Records with drawing code

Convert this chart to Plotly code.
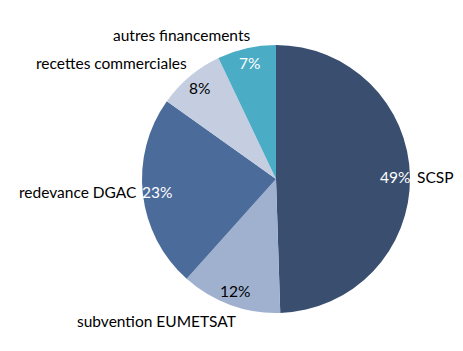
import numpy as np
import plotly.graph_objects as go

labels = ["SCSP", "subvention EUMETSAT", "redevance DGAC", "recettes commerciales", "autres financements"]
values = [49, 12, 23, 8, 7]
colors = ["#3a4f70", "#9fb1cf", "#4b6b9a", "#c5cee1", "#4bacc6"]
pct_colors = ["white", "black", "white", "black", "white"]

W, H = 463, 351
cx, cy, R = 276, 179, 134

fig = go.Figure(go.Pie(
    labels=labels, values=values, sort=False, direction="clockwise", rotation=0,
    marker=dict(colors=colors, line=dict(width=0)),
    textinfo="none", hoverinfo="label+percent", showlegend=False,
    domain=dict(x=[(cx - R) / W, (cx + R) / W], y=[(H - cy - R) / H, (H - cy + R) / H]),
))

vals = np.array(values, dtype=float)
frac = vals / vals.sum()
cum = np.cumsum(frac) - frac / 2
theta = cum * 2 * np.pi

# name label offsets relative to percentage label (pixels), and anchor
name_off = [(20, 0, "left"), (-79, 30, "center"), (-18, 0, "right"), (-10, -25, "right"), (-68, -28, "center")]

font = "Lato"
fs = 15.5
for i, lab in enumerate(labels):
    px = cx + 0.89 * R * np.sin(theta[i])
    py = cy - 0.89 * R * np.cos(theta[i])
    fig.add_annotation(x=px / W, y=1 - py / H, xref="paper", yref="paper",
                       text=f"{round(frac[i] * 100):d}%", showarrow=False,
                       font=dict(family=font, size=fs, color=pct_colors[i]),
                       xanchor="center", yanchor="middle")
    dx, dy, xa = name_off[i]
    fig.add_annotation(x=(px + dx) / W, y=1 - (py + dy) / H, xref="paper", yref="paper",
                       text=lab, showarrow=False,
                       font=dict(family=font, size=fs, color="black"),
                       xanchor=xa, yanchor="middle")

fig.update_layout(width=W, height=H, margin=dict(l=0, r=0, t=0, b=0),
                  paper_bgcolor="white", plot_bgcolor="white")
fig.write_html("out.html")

==

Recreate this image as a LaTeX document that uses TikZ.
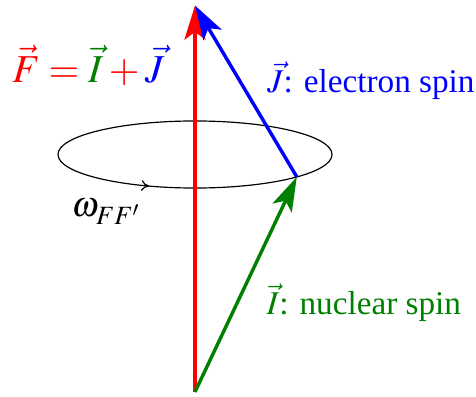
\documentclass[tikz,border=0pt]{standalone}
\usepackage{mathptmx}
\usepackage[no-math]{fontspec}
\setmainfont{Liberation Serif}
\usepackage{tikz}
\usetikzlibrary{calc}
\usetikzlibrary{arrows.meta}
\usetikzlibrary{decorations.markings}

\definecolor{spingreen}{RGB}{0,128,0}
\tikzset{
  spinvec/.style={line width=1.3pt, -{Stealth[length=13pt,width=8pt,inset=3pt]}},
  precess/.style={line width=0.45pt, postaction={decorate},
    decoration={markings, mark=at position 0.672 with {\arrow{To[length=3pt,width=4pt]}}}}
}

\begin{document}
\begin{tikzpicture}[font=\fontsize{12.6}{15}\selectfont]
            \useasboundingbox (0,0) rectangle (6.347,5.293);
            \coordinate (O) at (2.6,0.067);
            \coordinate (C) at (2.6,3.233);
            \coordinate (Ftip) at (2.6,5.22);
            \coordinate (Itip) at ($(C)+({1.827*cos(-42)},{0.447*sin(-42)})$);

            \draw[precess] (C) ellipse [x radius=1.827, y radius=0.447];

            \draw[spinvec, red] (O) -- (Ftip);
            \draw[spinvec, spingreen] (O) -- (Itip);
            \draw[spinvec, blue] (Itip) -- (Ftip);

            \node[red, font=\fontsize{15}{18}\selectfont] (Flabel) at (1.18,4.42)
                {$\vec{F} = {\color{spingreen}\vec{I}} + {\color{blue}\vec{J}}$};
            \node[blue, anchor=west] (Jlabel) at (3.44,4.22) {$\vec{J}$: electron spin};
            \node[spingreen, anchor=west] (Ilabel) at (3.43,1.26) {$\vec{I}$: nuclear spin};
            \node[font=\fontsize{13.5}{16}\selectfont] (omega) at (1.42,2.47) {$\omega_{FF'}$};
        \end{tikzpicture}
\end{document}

§ Exercise task
Identify all lines in the records above with the word "this".

§ Correct response
Convert this chart to Plotly code.
Recreate this image as a LaTeX document that uses TikZ.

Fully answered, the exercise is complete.